To see how to calculate the residue of $f(z)$ at $z=-2$ use the Cauchy
Integral Formula for the series coefficients which is
$$\frac{1}{2\pi i}
\int_{|z+2|=\epsilon}
\frac{\psi(-z)}{(z+2)^{n+1}} \; dz.$$
Put $z+2 = -w$ to get
$$- \frac{(-1)^{n+1}}{2\pi i}
\int_{|w|=\epsilon}
\frac{\psi(w+2)}{w^{n+1}} \; dw$$
which is
$$\frac{(-1)^n}{2\pi i}
\int_{|w|=\epsilon}
\frac{1}{w^{n+1}}
\left(\frac{1}{w+1} + \psi(w+1)\right) \; dw$$
The first component can be evaluated to give the series
$$1+(z+2)+(z+2)^2+(z+2)^3+\cdots$$
(remember that the CIF integral gives the coefficient on $(z+2)^n.$)
The second component is
$$\frac{(-1)^n}{2\pi i}
\int_{|w|=\epsilon}
\frac{1}{w^{n+1}}
\psi(w+1) \; dw$$
The rational zeta series for the digamma function is
$$\psi(z+1) = -\gamma - \sum_{k\ge 1} \zeta(k+1) (-z)^k$$
for $|z|<1.$
It follows that the second component gives the series
$$-\gamma - \sum_{k\ge 1} \zeta(k+1) (z+2)^k.$$
This finally yields
$$\psi(-z)
= 1-\gamma + \sum_{k\ge 1} (1-\zeta(k+1)) (z+2)^k.$$
Now since
$$\frac{1}{z+1} = \frac{1}{-1+z+2}
= -\frac{1}{1-(z+2)}
= -1 - (z+2) - (z+2)^2 - (z+2)^3 -\cdots$$
The desired residue is
$$-(1-\zeta(3)) - (1-\zeta(2)) - (1-\gamma)
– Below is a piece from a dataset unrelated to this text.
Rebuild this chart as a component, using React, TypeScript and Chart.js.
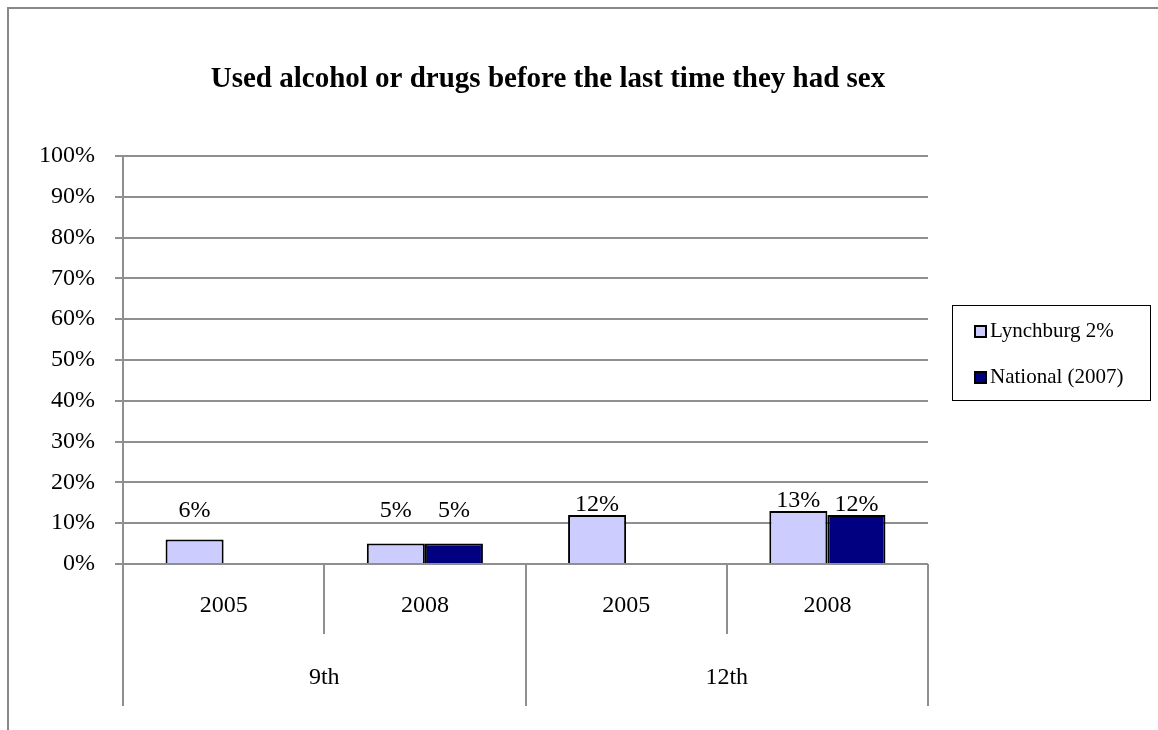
import React, { useEffect, useRef } from "react";
import { Chart, registerables } from "chart.js";

Chart.register(...registerables);

const TITLE = "Used alcohol or drugs before the last time they had sex";
const years = ["2005", "2008", "2005", "2008"];
const grades = ["9th", "12th"];
const seriesNames = ["Lynchburg 2%", "National (2007)"];
const lynchburg = [6, 5, 12, 13];
const national: (number | null)[] = [null, 5, null, 12];
const yTicks = [0, 10, 20, 30, 40, 50, 60, 70, 80, 90, 100];
const seriesColors = ["#CCCCFF", "#000080"];

const FONT = "'Liberation Serif', 'Times New Roman', serif";
const GRID = "#8f8f8f";

const chromePlugin = {
  id: "chrome",
  beforeDraw(chart: any) {
    const ctx = chart.ctx;
    ctx.save();
    ctx.fillStyle = "#ffffff";
    ctx.fillRect(0, 0, chart.width, chart.height);
    ctx.restore();
  },
  afterDraw(chart: any) {
    const ctx = chart.ctx;
    const { left, right, bottom } = chart.chartArea;
    const yScale = chart.scales.y;
    ctx.save();
    // outer frame
    ctx.fillStyle = "#888888";
    ctx.fillRect(7, 7, chart.width - 7, 2);
    ctx.fillRect(7, 7, 2, chart.height - 7);

    // title
    ctx.fillStyle = "#000";
    ctx.font = `bold 29px ${FONT}`;
    ctx.textAlign = "center";
    ctx.textBaseline = "alphabetic";
    ctx.fillText(TITLE, 548, 87);

    // category separators
    const n = years.length;
    const perGroup = n / grades.length;
    const w = (right - left) / n;
    ctx.strokeStyle = GRID;
    ctx.lineWidth = 2;
    for (let i = 0; i <= n; i++) {
      const x = Math.round(left + i * w);
      const len = i % perGroup === 0 ? 142 : 70;
      ctx.beginPath();
      ctx.moveTo(x, bottom);
      ctx.lineTo(x, bottom + len);
      ctx.stroke();
    }
    // category labels
    ctx.fillStyle = "#000";
    ctx.font = `24px ${FONT}`;
    ctx.textAlign = "center";
    ctx.textBaseline = "middle";
    years.forEach((yr, i) => {
      ctx.fillText(yr, left + (i + 0.5) * w, bottom + 42);
    });
    grades.forEach((g, gi) => {
      ctx.fillText(g, left + (gi + 0.5) * perGroup * w, bottom + 114);
    });

    // data labels
    chart.data.datasets.forEach((ds: any, di: number) => {
      const meta = chart.getDatasetMeta(di);
      meta.data.forEach((el: any, i: number) => {
        const v = ds.data[i];
        if (v === null || v === undefined) return;
        const ty = Math.min(el.y - 10, yScale.getPixelForValue(13));
        ctx.fillText(v + "%", el.x, ty);
      });
    });

    // legend
    ctx.strokeStyle = "#000";
    ctx.lineWidth = 1;
    ctx.strokeRect(952.5, 305.5, 198, 95);
    ctx.font = `21px ${FONT}`;
    ctx.textAlign = "left";
    ctx.textBaseline = "alphabetic";
    seriesNames.forEach((name, i) => {
      const cy = 331 + i * 46;
      ctx.fillStyle = seriesColors[i];
      ctx.fillRect(975, cy - 5, 11, 11);
      ctx.lineWidth = 2;
      ctx.strokeStyle = "#000";
      ctx.strokeRect(975, cy - 5, 11, 11);
      ctx.fillStyle = "#000";
      ctx.fillText(name, 990, cy + 6);
    });
    ctx.restore();
  },
};

export default function App() {
  const ref = useRef<HTMLCanvasElement | null>(null);
  useEffect(() => {
    if (!ref.current) return;
    const chart = new Chart(ref.current, {
      type: "bar",
      data: {
        labels: years,
        datasets: [
          {
            label: seriesNames[0],
            data: lynchburg,
            backgroundColor: seriesColors[0],
            borderColor: "#000",
            borderWidth: 2,
          },
          {
            label: seriesNames[1],
            data: national,
            backgroundColor: seriesColors[1],
            borderColor: "#000",
            borderWidth: 2,
          },
        ],
      },
      options: {
        responsive: false,
        animation: false,
        layout: { padding: { top: 156, left: 0, right: 230, bottom: 0 } },
        datasets: { bar: { categoryPercentage: 0.577, barPercentage: 1 } },
        plugins: {
          legend: { display: false },
          title: { display: false },
          tooltip: { enabled: false },
        },
        scales: {
          x: {
            ticks: { display: false },
            grid: { display: false },
            border: { display: false },
            afterFit(scale: any) {
              scale.height = 166;
            },
          },
          y: {
            min: 0,
            max: 100,
            afterBuildTicks(scale: any) {
              scale.ticks = yTicks.map((v) => ({ value: v }));
            },
            ticks: {
              callback: (v: any) => v + "%",
              color: "#000",
              font: { family: FONT, size: 24 },
              padding: 20,
            },
            grid: { color: GRID, lineWidth: 2, tickLength: 8 },
            border: { display: true, color: GRID, width: 2 },
            afterFit(scale: any) {
              scale.width = 123;
            },
          },
        },
      },
      plugins: [chromePlugin],
    });
    return () => chart.destroy();
  }, []);
  return (
    <div style={{ position: "absolute", left: 0, top: 0, width: 1158, height: 730, overflow: "hidden" }}>
      <canvas ref={ref} width={1158} height={730} style={{ display: "block" }} />
    </div>
  );
}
= -3 + \gamma + \frac{\pi^2}{6} + \zeta(3).$$
A: This approach will not get you the sum you want.  Let's see why.
The contour $C_N$ you show encloses simple poles at all of the integers except at $z=-1$, which has a double pole, and $z=-2$, which has a quadruple pole.  I will not compute them here as I do not need to in order to make my point.
We may safely assume that the contour integral
$$\oint_{C_N} dz \frac{\pi \cot{\pi z}}{(z+1)(z+2)^3} $$
vanishes as $N \to \infty$.  By the residue theorem, however, this contour integral is $i 2 \pi$ times the sum of the residues of the poles inside $C_N$.  Thus, we have
$$\sum_{n=-\infty}^{-3} \frac1{(n+1)(n+2)^3} + \sum_{n=0}^{\infty} \frac1{(n+1)(n+2)^3} + \left [\frac{d}{dz} \frac{\pi \cot{\pi z}}{(z+2)^3} \right ]_{z=-1} + \frac1{3!}\left [\frac{d^3}{dz^3} \frac{\pi \cot{\pi z}}{z+1} \right ]_{z=-2}= 0$$
Note that the first sum does not match up with the second sum.  It is easier to see this after rewriting the first sum by subbing $n \mapsto -n$ to get
$$\sum_{n=3}^{\infty} \frac1{(n-1) (n-2)^3} = \sum_{n=0}^{\infty} \frac1{(n+1)^3 (n+2)} $$
Thus, we find that the sum of two sums is equal to the residues at the poles...blah blah blah.  But not the sum you seek.
A: This is just a long comment. What does it mean to evaluate?
Observe that
$$\frac{1}{(n+1)(n+2)^3}=(\frac{1}{n+1}-\frac{1}{n+2})\frac{1}{(n+2)^2}$$
$$=-\frac{1}{(n+2)^3}+\frac{1}{(n+1)(n+2)}-\frac{1}{(n+2)^2}$$
So your answer will in one way or another involve $\zeta(3)$. 
 I guess what you want is just an interpretation of the sum as a contour integral.